Nine heavily armed men in a speedboat were strafing their trawler. One of the bullets hit the ship’s cook in the stomach. The cook bled to death, while the pirates boarded the ship, ate, took naps and stole everything that was not welded down.
“There were attacks before, but it’s the worst now,” said Geoffrey, the Mareena’s captain, who gave only his first name because he feared reprisals. “Formerly, we had hijackings and they would steal everything, but now they attack and they are shooting and taking lives.”
After a precipitous rise in the number of attacks in the past year, the waters off the 850-kilometre, or 530-mile, coastline of Nigeria were named the most dangerous in the world last month by a maritime watchdog group. And while kidnapping of foreigners and attacks on oil installations in Nigeria have gained international attention, it is often those with a far lower profile who bear the greatest burden of the lawlessness at sea.
Pirate attacks on fishing trawlers have increased from four reported cases in 2003 to 107 in 2007, said the Nigerian Trawler Owners Association. In January of this year alone, there were 50 attacks on fishing boats, 20 in one week, during which 10 sailors were killed.
Until recently, Africa’s largest supplier of crude oil and the fifth biggest exporter of oil to America, Nigeria has for years been dogged by violence and kidnappings in its oil-producing Niger Delta region. Some of the violence was politically motivated but the bulk of it was simple criminality, officials said.

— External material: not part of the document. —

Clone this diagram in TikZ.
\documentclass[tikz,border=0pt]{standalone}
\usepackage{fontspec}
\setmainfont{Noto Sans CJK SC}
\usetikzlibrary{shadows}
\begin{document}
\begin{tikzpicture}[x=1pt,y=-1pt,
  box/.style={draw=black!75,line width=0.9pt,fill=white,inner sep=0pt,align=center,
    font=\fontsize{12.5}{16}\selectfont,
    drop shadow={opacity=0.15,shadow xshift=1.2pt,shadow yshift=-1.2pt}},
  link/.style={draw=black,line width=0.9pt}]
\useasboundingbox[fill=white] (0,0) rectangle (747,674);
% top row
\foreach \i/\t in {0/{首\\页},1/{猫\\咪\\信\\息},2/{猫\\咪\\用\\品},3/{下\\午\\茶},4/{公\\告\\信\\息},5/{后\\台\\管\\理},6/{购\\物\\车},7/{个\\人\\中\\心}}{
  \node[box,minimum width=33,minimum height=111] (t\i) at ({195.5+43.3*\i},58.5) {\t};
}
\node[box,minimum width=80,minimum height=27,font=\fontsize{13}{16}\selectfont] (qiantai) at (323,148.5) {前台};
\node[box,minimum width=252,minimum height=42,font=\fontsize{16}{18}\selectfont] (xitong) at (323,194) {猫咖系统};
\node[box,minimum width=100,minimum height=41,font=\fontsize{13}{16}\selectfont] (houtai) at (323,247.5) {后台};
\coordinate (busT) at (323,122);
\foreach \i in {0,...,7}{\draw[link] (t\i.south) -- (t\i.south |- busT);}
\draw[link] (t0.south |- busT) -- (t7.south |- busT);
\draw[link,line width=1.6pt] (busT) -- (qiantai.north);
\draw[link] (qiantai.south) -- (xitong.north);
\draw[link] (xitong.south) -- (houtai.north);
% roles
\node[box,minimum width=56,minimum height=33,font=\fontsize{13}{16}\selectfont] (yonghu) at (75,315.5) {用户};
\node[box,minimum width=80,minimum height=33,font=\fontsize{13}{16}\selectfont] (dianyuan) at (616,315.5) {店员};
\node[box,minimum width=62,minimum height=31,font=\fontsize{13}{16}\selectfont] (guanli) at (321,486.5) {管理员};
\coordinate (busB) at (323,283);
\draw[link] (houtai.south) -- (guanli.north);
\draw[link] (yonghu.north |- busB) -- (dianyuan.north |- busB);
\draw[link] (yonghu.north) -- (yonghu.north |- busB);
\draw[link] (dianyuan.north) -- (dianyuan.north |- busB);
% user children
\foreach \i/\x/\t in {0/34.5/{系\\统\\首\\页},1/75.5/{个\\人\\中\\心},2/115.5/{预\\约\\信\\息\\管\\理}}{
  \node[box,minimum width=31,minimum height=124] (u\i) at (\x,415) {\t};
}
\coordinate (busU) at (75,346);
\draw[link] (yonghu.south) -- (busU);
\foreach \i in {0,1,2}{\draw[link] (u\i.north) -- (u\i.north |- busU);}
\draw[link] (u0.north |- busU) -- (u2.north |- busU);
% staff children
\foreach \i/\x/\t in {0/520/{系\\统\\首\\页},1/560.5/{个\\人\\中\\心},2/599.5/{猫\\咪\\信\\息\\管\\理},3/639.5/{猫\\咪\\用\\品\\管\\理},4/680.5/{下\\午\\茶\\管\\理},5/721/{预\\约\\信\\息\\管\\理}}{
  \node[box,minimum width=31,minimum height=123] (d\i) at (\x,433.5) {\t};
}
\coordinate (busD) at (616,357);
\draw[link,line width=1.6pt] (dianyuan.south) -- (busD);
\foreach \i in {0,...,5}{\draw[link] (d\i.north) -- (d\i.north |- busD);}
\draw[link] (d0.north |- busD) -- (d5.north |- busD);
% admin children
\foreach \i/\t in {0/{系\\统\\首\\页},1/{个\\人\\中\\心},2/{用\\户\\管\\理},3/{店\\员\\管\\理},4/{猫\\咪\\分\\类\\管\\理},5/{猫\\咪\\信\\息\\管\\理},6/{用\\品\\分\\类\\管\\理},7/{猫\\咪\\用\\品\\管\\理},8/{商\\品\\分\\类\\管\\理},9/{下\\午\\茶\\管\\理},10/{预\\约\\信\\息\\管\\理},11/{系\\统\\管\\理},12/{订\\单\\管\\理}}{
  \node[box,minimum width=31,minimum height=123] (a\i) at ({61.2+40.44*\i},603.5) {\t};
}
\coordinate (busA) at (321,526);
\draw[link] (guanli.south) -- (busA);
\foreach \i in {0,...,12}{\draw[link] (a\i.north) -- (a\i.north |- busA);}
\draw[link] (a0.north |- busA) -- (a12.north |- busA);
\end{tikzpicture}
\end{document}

After more than 200 foreigners were kidnapped in the Niger Delta in 2007, and not content to rely on a vastly undermanned and inefficient Nigerian Navy, foreign oil companies increased security and pulled out all non-essential employees. With foreign vessels no longer an easy target, pirates have looked elsewhere for victims.
They found them in the defenceless fishing trawlers that chug up and down the coastlines, never far enough from shore to be out of reach of the pirates’ speedboats.

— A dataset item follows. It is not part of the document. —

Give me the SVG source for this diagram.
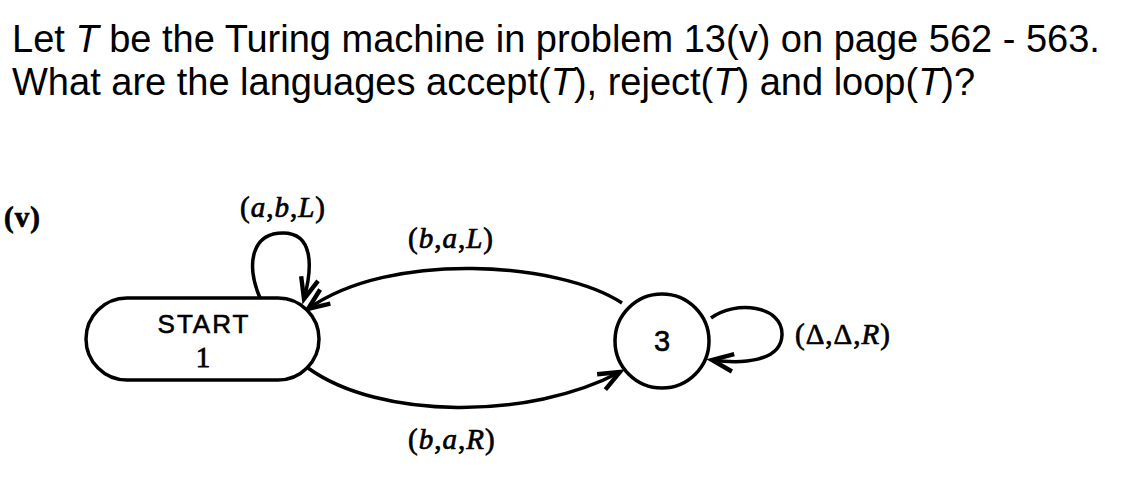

The surge in deadly attacks on fishing crews caused the Nigerian Trawlers Association to call its entire fleet, nearly 200 vessels, back to shore in February. That meant a work stoppage for an estimated 20,000 workers and the drying up of the bulk of the local fish market.

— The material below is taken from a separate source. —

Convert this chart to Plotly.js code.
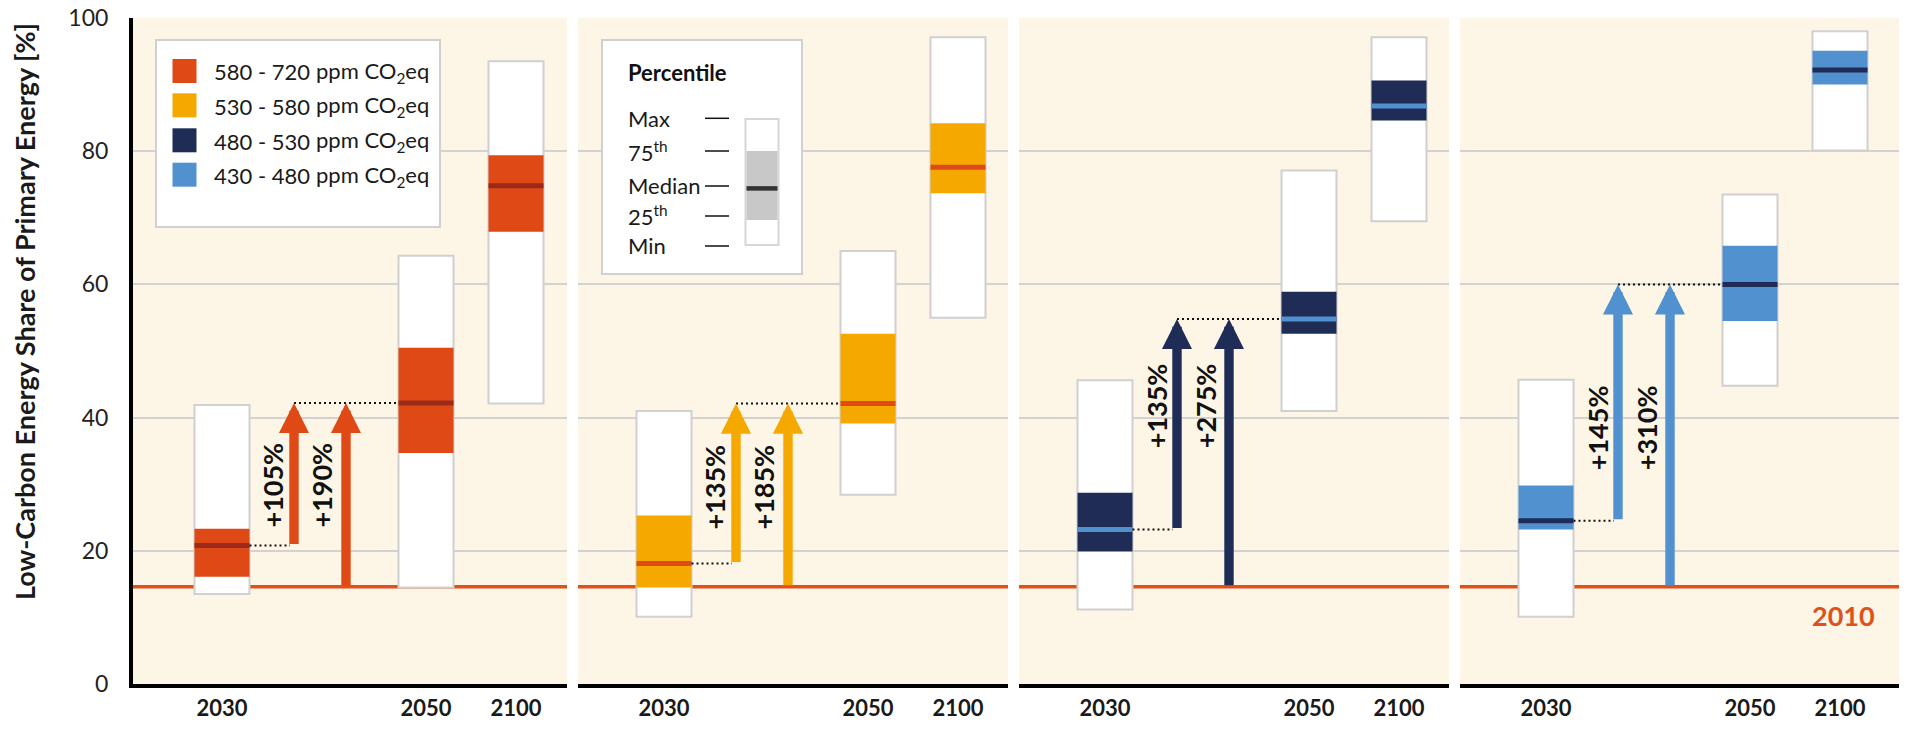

Although the domestic market makes up just 20 per cent of the total amount of fish consumed in Nigeria, that percentage has decreased steadily in the past five years because of the rise of offshore violence, according to a study in 2007 by the United States. Department of Agriculture.
A visit to a fish market in Lagos found Comfort Ajayi, a 50-year-old fish seller, standing amid rows of empty tables. “These tables are usually completely full,” she said. “We’re only selling imported fish now. No local. It’s affecting us very much.”
After weeks of protests and negotiations, the navy assured fishing companies that their fleets would be protected, and boat owners warily sent their trawlers back out to sea. “There is no way that they can say security anywhere is 100 per cent, but we’re not sleeping over it. In the next couple of months, they will be comfortable,” Rear Admiral Ishaya Ibrahim said. “We beefed up the security accordingly to guarantee them free and peaceful fishing activities.”
Just days after the navy’s promise, three trawlers were attacked and one crew was taken hostage into the labyrinthine creeks of the Niger Delta.
The bulky fishing trawlers are no match for the speedboats the pirates use, or their weapons. The pirates, who attacked the Mareena, took radar and sonar equipment, radios, cellphones, the sailors’ pocket money and thin mattresses, even their shoes and socks.
“How can we send them back out to sea when we can’t guarantee their safety?” said Paul Kirubakaran, manager of SeaBless, one of the country’s larger fishing companies.
Many sailors wonder if it is worth going back to sea. Godwin, 34, a sailor who would give only his first name, said: “They are killing us. I’ve been sailing for 15 years and the pirate thing got worse last year. Before, if they came, if you gave them fish or money, they will leave you. Now they’ll kill you. Before you go on a fishing vessel, you have to think twice.”